Co-op experiences pave way for career head start
Gia Caruso ’23 (new media design) spent the spring semester getting a head start on her professional career.
She is completing a user experience design co-op at Johnson & Johnson, where she will transition to a full-time role after graduating in May. Much of the same work she did on co-op this semester will continue in her new position.
“It’s been cool having the opportunity to start my career while I’m still in college,” said Caruso, a Howell, N.J., native graduating this month.
Caruso works in the technology sector of the multinational corporation that develops medical devices, pharmaceuticals, and consumer packaged goods.
Caruso’s design work is improving the company’s supply chain technology. She conducts user experience (UX) research as well as prototyping and visualization of portals deployed for J&J’s internal, supply chain processes. She is also on the design team for another portal experience that tracks all products and materials needed for CAR T-cell therapy, a type of cancer treatment.
After doing meaningful design work for media companies and a nonprofit, Caruso has found healthcare design to also be a rewarding path.
“I was inspired to try something different and do something that would be impactful and potentially save lives,” Caruso said.
This was the fourth co-op Caruso had at RIT. Previously, she worked in product design for Discovery+, the Warner Bros. streaming service; emerging platforms for GBH, an NPR member station in Boston, Mass.; and web design for Rochester’s Center for Teen Empowerment.
“I learned so much in my work experiences that I brought back into classes I was taking,” Caruso said. “Career-wise, those co-op experiences helped me have a solid understanding of what I wanted to do. They definitely gave me an advantage in getting my full-time job straight out of graduation.”
Caruso’s work with the Center for Teen Empowerment (CTE) was the inaugural co-op of a pilot program, started by Professor Susan Lakin, that gives students real-world experiences with nonprofits.

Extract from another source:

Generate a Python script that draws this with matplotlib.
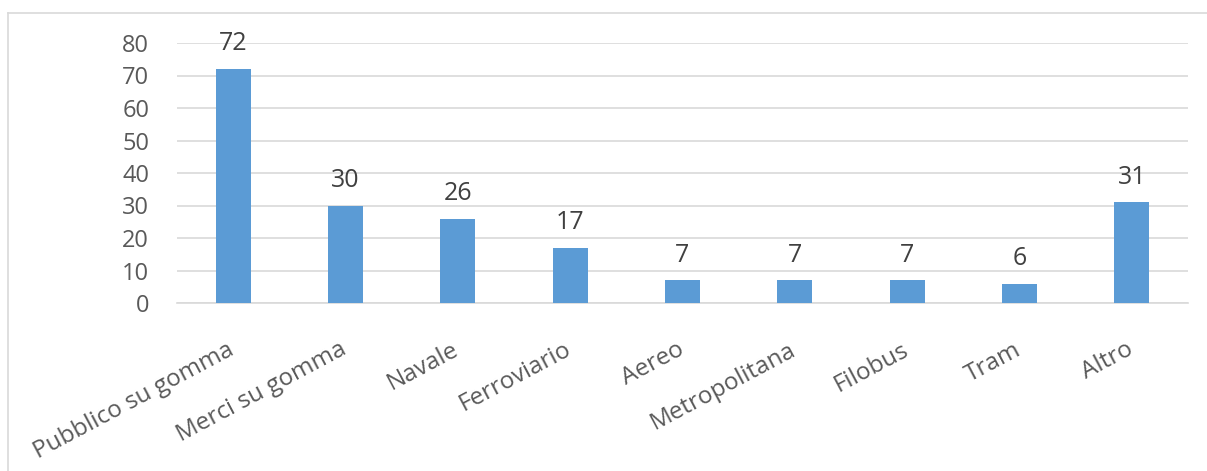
import numpy as np
import matplotlib.pyplot as plt
import matplotlib.transforms as mtransforms
from matplotlib.lines import Line2D

categories = ['Pubblico su gomma', 'Merci su gomma', 'Navale', 'Ferroviario',
              'Aereo', 'Metropolitana', 'Filobus', 'Tram', 'Altro']
values = [72, 30, 26, 17, 7, 7, 7, 6, 31]
yticks = [0, 10, 20, 30, 40, 50, 60, 70, 80]

plt.rcParams['font.family'] = ['Open Sans', 'DejaVu Sans']

W, H = 1207, 471
fig = plt.figure(figsize=(W / 100, H / 100), dpi=100)
ax = fig.add_axes([177 / W, 1 - 303 / H, (1188 - 177) / W, (303 - 43) / H])

x = np.arange(len(categories))
bars = ax.bar(x, values, width=0.31, color='#5B9BD5', zorder=3)
for xi, v in zip(x, values):
    ax.annotate(str(v), (xi, v), xytext=(0, 9), textcoords='offset points',
                ha='center', va='bottom', fontsize=18, color='#404040',
                annotation_clip=False)

ax.set_xlim(-0.5, len(categories) - 0.5)
ax.set_ylim(0, 80)
ax.set_yticks(yticks)
ax.yaxis.grid(True, color='#D9D9D9', linewidth=1.2, zorder=0)
ax.set_xticks(x)
ax.set_xticklabels(categories, rotation=28, ha='right', rotation_mode='anchor',
                   fontsize=17.5, color='#595959')
ax.tick_params(axis='x', length=0, pad=25)
ax.tick_params(axis='y', length=0, pad=20, labelsize=17, labelcolor='#595959')
shift = mtransforms.ScaledTranslation(-6 / 100, 0, fig.dpi_scale_trans)
for lab in ax.get_xticklabels():
    lab.set_transform(lab.get_transform() + shift)
for lab in ax.get_yticklabels():
    lab.set_ha('right')
for s in ['top', 'right', 'left']:
    ax.spines[s].set_visible(False)
ax.spines['bottom'].set_color('#D9D9D9')
ax.spines['bottom'].set_linewidth(1.2)

# chart frame (cropped)
fig.add_artist(Line2D([7.5 / W, 7.5 / W], [0, 1 - 12.5 / H], transform=fig.transFigure,
                      color='#D9D9D9', linewidth=1.2))
fig.add_artist(Line2D([7.5 / W, 1], [1 - 12.5 / H, 1 - 12.5 / H], transform=fig.transFigure,
                      color='#D9D9D9', linewidth=1.2))

fig.savefig('out.png', dpi=100)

CTE is an organization based in Rochester’s Third Ward/Clarissa Street neighborhood helping to develop peace, justice, and social equity policy initiatives to engage with public officials. She worked there starting in summer 2021, and continues as a consultant today.
Caruso initially built a website for the center’s documentary, Clarissa Uprooted: Youth and Elders Uncover the Story of Black Rochester. The film examines the history of the Clarissa Street community in Rochester as an example of the Black experience through the middle of the 20th century, as well as the harms of urban renewal. During that process, Caruso trained the center’s teen youth history ambassadors on web design tools and software and made a design system reflective of the community.
Caruso expanded the custom-coded site in preparation of RIT City Art Space’s 2022 exhibition “Clarissa Uprooted,” which shared many themes with the documentary. She collaborated with RIT museum studies faculty to add a virtual walkthrough of the exhibition to the site, too.
Learning basic HTML and CSS in high school spawned Caurso’s interest in web design.
After looking into double majoring in a design discipline and computer science, she discovered RIT’s new media design program would allow her to create the interactive digital experiences she was drawn to. She added a minor in mobile design and development, advancing her coding skills and allowing her to interact more effectively with developers.
“Taking those coding classes helped me a ton,” Caruso said. “I learned how to create designs that are attainable for developers to actually build. I felt prepared to have those conversations in the real world. The classes really set me up for success there.”
Caruso said much of the work she is doing at J&J correlates to courses taken in the new media design program. Building a comprehensive design system in one of Visiting Lecturer Mike Minerva’s classes and conducting UX research for a client project in Adjunct Faculty Rachel Diesel’s New Media Design Interactive IV course have been particularly useful.
“Since I had that test run,” Caruso said, “I am doing something similar at J&J now and I’m doing it 10 times faster than I would have been able to otherwise.”